Darryl McCray (born 1953), better known by his tagging name Cornbread, is an American graffiti writer from Philadelphia. He is widely considered the world's first modern graffiti artist. In this regard, he pioneered the "tagging" element of hip-hop culture. McCray was raised in Brewerytown, a neighborhood of North Philadelphia. During the late 1960s, he and a group of friends started doing graffiti in Philadelphia, by writing their monikers on walls across the city. Independently to Philadelphia, the graffiti movement was evolving in New York City and blossomed into the modern graffiti movement, which reached its peak in the U.S. in the late 1970s and early 1980s, and then spread to Europe. McCray later worked with the Philadelphia's Anti-Graffiti Network and Mural Arts Program to help combat the spread of graffiti in the city. He is currently a public speaker and a youth advocate.

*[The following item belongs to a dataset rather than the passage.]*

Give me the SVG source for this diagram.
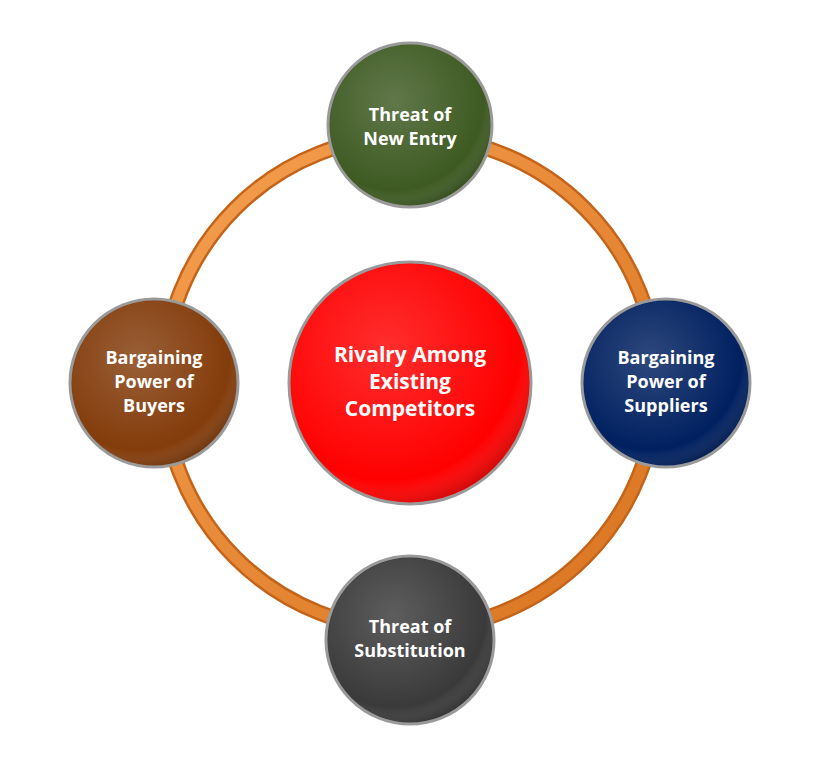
<svg xmlns="http://www.w3.org/2000/svg" width="820" height="766" viewBox="0 0 820 766">
<defs>
<radialGradient id="sh" cx="0.4" cy="0.35" r="0.7">
<stop offset="0" stop-color="#fff" stop-opacity="0.18"/>
<stop offset="0.8" stop-color="#fff" stop-opacity="0"/>
<stop offset="1" stop-color="#000" stop-opacity="0.25"/>
</radialGradient>
<linearGradient id="ring" x1="0" y1="0" x2="1" y2="1">
<stop offset="0" stop-color="#f5a050"/>
<stop offset="1" stop-color="#d9731f"/>
</linearGradient>
</defs>
<style>
.n{stroke:#9a9a9a;stroke-width:3}
.t{font-family:"Open Sans","Liberation Sans",sans-serif;font-weight:bold;fill:#fff;text-anchor:middle;font-size:18px}
.tc{font-size:21px}
</style>
<rect width="820" height="766" fill="#fff"/>
<g id="connectors">
<circle cx="410" cy="383" r="247" fill="none" stroke="#c4641a" stroke-width="16"/>
<circle cx="410" cy="383" r="247" fill="none" stroke="url(#ring)" stroke-width="11"/>
</g>
<g id="center">
<circle cx="410" cy="383" r="121" fill="#ff0000" class="n"/>
<circle cx="410" cy="383" r="119" fill="url(#sh)"/>
<text class="t tc" x="410" y="362">Rivalry Among</text>
<text class="t tc" x="410" y="389">Existing</text>
<text class="t tc" x="410" y="416">Competitors</text>
</g>
<g id="top">
<circle cx="410" cy="125" r="82" fill="#3e5a22" class="n"/>
<circle cx="410" cy="125" r="80" fill="url(#sh)"/>
<text class="t" x="410" y="121">Threat of</text>
<text class="t" x="410" y="145">New Entry</text>
</g>
<g id="left">
<circle cx="154" cy="383" r="84" fill="#833c0b" class="n"/>
<circle cx="154" cy="383" r="82" fill="url(#sh)"/>
<text class="t" x="154" y="364">Bargaining</text>
<text class="t" x="154" y="388">Power of</text>
<text class="t" x="154" y="412">Buyers</text>
</g>
<g id="right">
<circle cx="666" cy="383" r="84" fill="#002060" class="n"/>
<circle cx="666" cy="383" r="82" fill="url(#sh)"/>
<text class="t" x="666" y="364">Bargaining</text>
<text class="t" x="666" y="388">Power of</text>
<text class="t" x="666" y="412">Suppliers</text>
</g>
<g id="bottom">
<circle cx="410" cy="640" r="84" fill="#3a3a3a" class="n"/>
<circle cx="410" cy="640" r="82" fill="url(#sh)"/>
<text class="t" x="410" y="633">Threat of</text>
<text class="t" x="410" y="657">Substitution</text>
</g>
</svg>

== Childhood and corrections facility ==

Born in Brewerytown, Philadelphia in 1953, McCray was primarily raised by his mother and grandparents. In 1965, he was sent to a juvenile corrections facility called the Youth Development Center (YDC). While at the YDC, McCray adopted the nickname "Cornbread". He complained to the cook of the institution, Mr. Swanson, that he only baked white bread, while McCray preferred his grandmother's cornbread. His constant badgering inspired Swanson to start calling McCray "Cornbread", a nickname that McCray adopted.

The YDC was full of Philadelphia gang members who would write their names on the walls of the facility. McCray claims he was never part of a gang, but he would write his new nickname, Cornbread, on the walls next to the gang members. He claimed to be the first person to tag his own name and not a gang name or symbol.

== Tagging in the 1960s and 1970s ==

When McCray was released from the YDC, he went to Strawberry Mansion Junior High School. There, he developed a crush on a girl named Cynthia Custuss. To win her attention, he wrote "Cornbread Loves Cynthia" all over North Philadelphia. After winning her over, he continued tagging North Philadelphia.

In 1971, Cornelius Hosey was shot dead in gang warfare, and Philadelphia newspapers incorrectly identified him as Cornbread. In response to this misidentification, Cornbread decided to tag an elephant named Konna in the Philadelphia zoo to attract media attention.

== The Anti-Graffiti Network and Mural Arts ==

In 1984, Mayor Wilson Goode founded the Anti-Graffiti Network and recruited McCray to help him stop inner-city youth from tagging. The Anti-Graffiti Network eventually turned into the Mural Arts Program, the largest public art program in the United States.

In 2011, a local mural tour in West Philadelphia called Love Letters drew its inspiration from 1967's "Cornbread Loves Cynthia".

== Activist and icon ==

In 2007, documentary filmmaker Sean McKnight made a film called Cry of the City Part 1: The Legend of Cornbread. The story of Cornbread is also prominently included in a documentary film about the history of graffiti, Bomb It (2007). In August 2013, McCray was honored at the Graffiti Hall of Fame in East Harlem for his contribution to hip-hop culture.

==Personal life==
Today, McCray works as a public speaker and youth advocate. He gives motivational talks about his youth as a tagger, his run-ins with the law, and his struggles with drugs.

In 2021, he married Consuela Sanchez, a longtime friend from Philadelphia.